I have learned that though I thought I was pretty strong, I'm really not.  I thought all the stuff with Becca was hard, and parts of my life were hard (losing my parents young, getting divorced, etc.), but this has been the absolute worst.  Finding out EXACTLY who your friends are has been a huge reality check.  It doesn't matter if you've been friends for 40 years or 4 months, not that I ever expected anyone to 'help' me as I'm just not like that.
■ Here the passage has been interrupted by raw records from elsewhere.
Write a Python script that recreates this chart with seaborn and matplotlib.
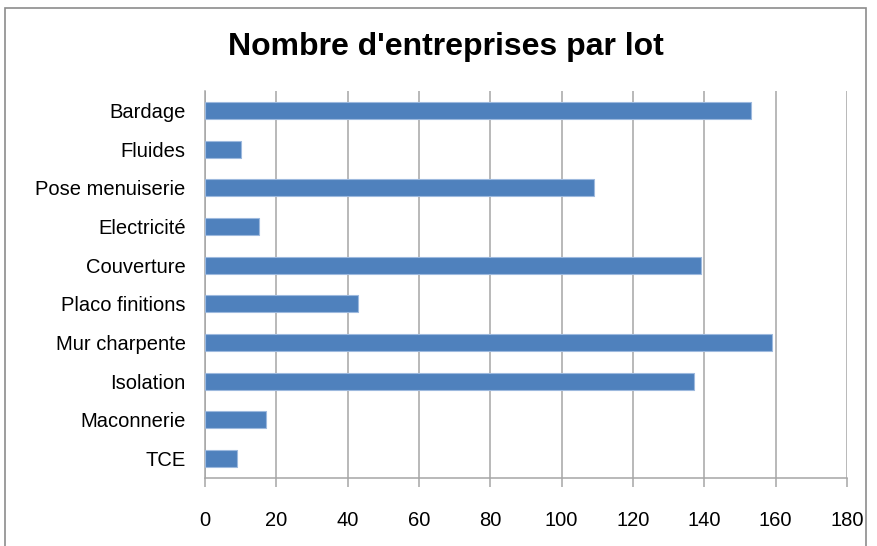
import matplotlib
matplotlib.use("Agg")
import matplotlib.pyplot as plt
import seaborn as sns
from matplotlib.patches import Rectangle

categories = ["Bardage", "Fluides", "Pose menuiserie", "Electricité", "Couverture",
              "Placo finitions", "Mur charpente", "Isolation", "Maconnerie", "TCE"]
counts = [153, 10, 109, 15, 139, 43, 159, 137, 17, 9]
xticks = [0, 20, 40, 60, 80, 100, 120, 140, 160, 180]

sns.set_theme(style="white")
plt.rcParams["font.family"] = ["Liberation Sans", "DejaVu Sans"]

fig = plt.figure(figsize=(8.77, 5.46), dpi=100)
ax = fig.add_axes([205 / 877, 1 - 478 / 546, 642 / 877, 387 / 546])

sns.barplot(x=counts, y=categories, color="#4F81BD", width=0.44,
            edgecolor="#9DB9DE", linewidth=0.8, saturation=1, ax=ax, zorder=3)

ax.set_xlim(0, 180)
ax.set_xticks(xticks)
ax.set_xticklabels([str(t) for t in xticks])
ax.set_ylim(9.5, -0.5)
ax.set_xlabel("")
ax.set_ylabel("")

ax.grid(axis="x", color="#A6A6A6", linewidth=1.1, zorder=0)
ax.grid(axis="y", visible=False)
for side in ["top", "right"]:
    ax.spines[side].set_visible(False)
for side in ["left", "bottom"]:
    ax.spines[side].set_color("#A6A6A6")
    ax.spines[side].set_linewidth(1.1)

ax.tick_params(axis="x", bottom=True, length=6.5, width=1.1, color="#A6A6A6",
               pad=17, labelsize=14.5, labelcolor="#000000")
ax.tick_params(axis="y", left=False, length=0, pad=14, labelsize=14.5,
               labelcolor="#000000")

fig.text(446 / 877, 1 - 47 / 546, "Nombre d'entreprises par lot",
         ha="center", va="center", fontsize=23, fontweight="bold", color="#000000")

# chart frame
fig.patches.append(Rectangle((5 / 877, -0.05), 861 / 877, 1.05 - 8 / 546,
                             transform=fig.transFigure, fill=False,
                             edgecolor="#8C8C8C", linewidth=1.2))

fig.savefig("out.png", dpi=100)
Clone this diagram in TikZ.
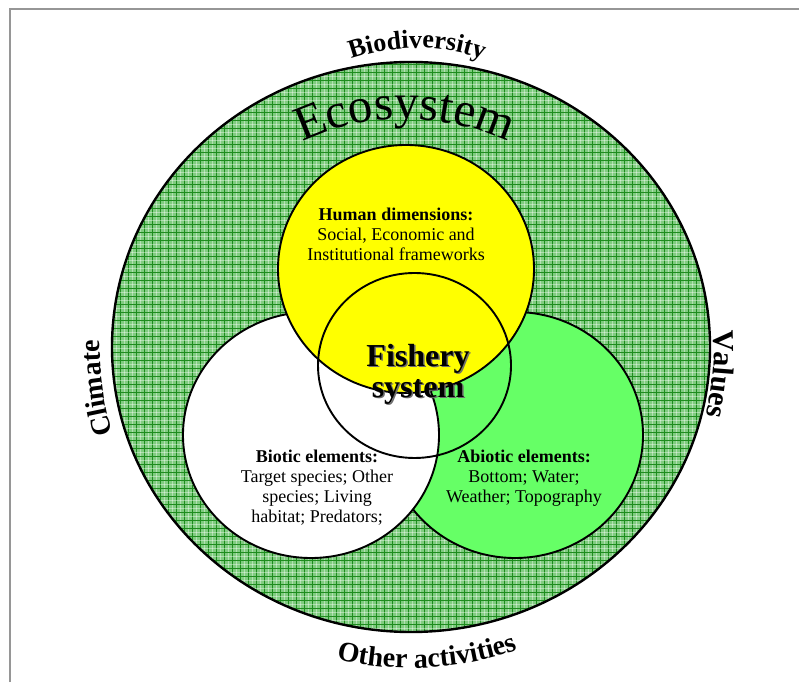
\documentclass[tikz,border=0pt]{standalone}
\usepackage{fontspec}
\setmainfont{Liberation Serif}
\usetikzlibrary{decorations.text}
\definecolor{ringgreen}{RGB}{128,204,128}
\definecolor{gridgreen}{RGB}{30,140,30}
\definecolor{humanyellow}{RGB}{255,255,0}
\definecolor{abioticgreen}{RGB}{102,255,102}
\definecolor{framegray}{RGB}{150,150,150}
\definecolor{shadowgray}{RGB}{110,110,110}

\begin{document}
\begin{tikzpicture}[x=1pt,y=1pt,
  rim/.style={draw=black,line width=2.4pt},
  venn/.style={draw=black,line width=1.9pt},
  label/.style={align=center,font=\fontsize{18}{20}\selectfont,inner sep=0pt,text=black},
  arctext/.style={decorate,decoration={text along path,text align=center,text={#1}}}
]
\useasboundingbox (0,0) rectangle (799,682);

% page frame
\draw[framegray,line width=2pt] (10,0) -- (10,673) -- (799,673);

% ecosystem ring with its grid texture
\fill[ringgreen] (411,335) ellipse[x radius=299pt,y radius=285pt];
\begin{scope}
  \clip (411,335) ellipse[x radius=299pt,y radius=285pt];
  \foreach \x in {112,120,...,712} {
    \draw[gridgreen,line width=0.55pt] (\x,48) -- (\x,622);
    \draw[white,opacity=0.4,line width=0.6pt] (\x+4,48) -- (\x+4,622);
  }
  \foreach \y in {50,58,...,622} {
    \draw[gridgreen,line width=0.55pt] (110,\y) -- (712,\y);
    \draw[white,opacity=0.4,line width=0.6pt] (110,\y+4) -- (712,\y+4);
  }
\end{scope}
\draw[rim] (411,335) ellipse[x radius=299pt,y radius=285pt];

% the three overlapping circles
\draw[venn,fill=abioticgreen] (515,247) ellipse[x radius=128pt,y radius=123pt];
\draw[venn,fill=white] (311,247) ellipse[x radius=128pt,y radius=123pt];
\draw[venn,fill=humanyellow] (406,413) ellipse[x radius=128pt,y radius=124pt];
% fishery system core (outline only)
\draw[venn] (414.5,316.5) ellipse[x radius=96.5pt,y radius=92.5pt];

% arched labels around the ring
\path[arctext={|\fontsize{26}{30}\selectfont\bfseries|Biodiversity},shift={(417pt,434pt)}]
  (122:200pt) arc[start angle=122,end angle=58,radius=200pt];
\path[arctext={|\fontsize{49}{56}\selectfont|Ecosystem},shift={(405pt,322pt)}]
  (140:241pt) arc[start angle=140,end angle=40,radius=241pt];
\path[arctext={|\fontsize{28}{32}\selectfont\bfseries|Climate},shift={(411pt,335pt)}]
  (215:311pt) arc[start angle=215,end angle=160,radius=311pt];
\path[arctext={|\fontsize{30}{34}\selectfont\bfseries|Values},shift={(411pt,335pt)}]
  (20:303pt) arc[start angle=20,end angle=-30,radius=303pt];
\path[arctext={|\fontsize{28}{32}\selectfont\bfseries|Other activities},shift={(411pt,335pt)}]
  (245:321pt) arc[start angle=245,end angle=301,radius=321pt];

% circle labels
\node[label] (human) at (396,448)
  {\textbf{Human dimensions:}\\Social, Economic and\\Institutional frameworks};
\node[label] (biotic) at (317,194)
  {\textbf{Biotic elements:}\\Target species; Other\\species; Living\\habitat; Predators;};
\node[label] (abiotic) at (524,204)
  {\textbf{Abiotic elements:}\\Bottom; Water;\\Weather; Topography};

% central title with drop shadow
\node[align=center,inner sep=0pt,text=shadowgray,font=\fontsize{32}{31}\selectfont\bfseries]
  (fisheryshadow) at (419.5,306.5) {Fishery\\system};
\node[align=center,inner sep=0pt,text=black,font=\fontsize{32}{31}\selectfont\bfseries]
  (fishery) at (418,308) {Fishery\\system};
\end{tikzpicture}
\end{document}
I don't normally ever ask for help, but there are times where you just need it, you need your (closest) friend to talk to and I didn't have that, for whatever reason. (I have others that have stepped up though, so turned out not to be so much of an issue as a disappointment).  I kept most of this to myself because I didn't want to burden anyone, although I did 'whine' online from time to time and felt bad about it.....anyway, this has made me question my perception of my relationships and I ended up deciding to just move on because in the end, it's THEIR issue, their choices, their lives that got in the way I guess, and you cannot control the way people react, or expect anything from anyone, ever, like I had ANY control over this!

I know people that you never ask how they are because they'll go on about their ear, their shoulder and every freakin' minor health issue in the big scheme of things for 20 minutes and always have a worse case scenario story, or have to top whatever you may have going on.  I NEVER wanted to be that person and made a very conscious effort over the years not to be, and with this nonsense especially, to be sure to ask about them and their lives and not go on about cancer, besides, you get so sick of talking about cancer.....but then there are those that you don't see very often and you have to explain where your hair went, or where you've been.

You make time for a friend, even a little time, especially when they are in the hospital and or faced with a catastrophic illness.  Little things like stopping by with coffee or getting out of the house go a long way and certainly help you forget at least for a moment that this nonsense that you have NO control over and has taken over your life is present.

So that's been my last 9 or so months.  I had to go back to my gyn last week, where this all began.  She hugged me as I haven't seen her since all this started....now we'll see what 2014 will bring, I can't imagine it could be much worse, but I'm knocking on wood for that.  As I've said all along, I don't have time for this nonsense, but you have no choice.  You have to make time, you have to take it easy (I deal by going to bed by 8 pm most nights).  I'm not the type to sit home and mope about it, although some days I'm just so exhausted and/or sick that I'm forced to, there's nothing I did to 'deserve' this, or that I can question myself on (did I stand too close to the microwave? It's Monsanto and their GMO's fault (I really believe that's part of it....don't get me started on our food supply being poisoned!)), should have done, shouldn't have done......I go to who they told me to, when they told me to (for the most part....there were times when I couldn't and then they found out I was still working, they thought I was crazy, in fact they assume you are not working through this).  I heard one story from my radiation people that patients come in and need TWO treatments, and not even for cancer, and are asking to get 'written' out of work, I didn't ask until visit 30 and that was just because I was so burned I couldn't stand clothing, the seat belt, etc.

Those of you that have distracted me, old and new friends, online and real life, I can never thank or repay you for your kindness.  Thank you to those of you who have been incredibly kind and supportive this year, to me and my family, you are truly the best friends I could ever ask for and I will never forget the little and big things that you did for me and with me.  Happy New Year.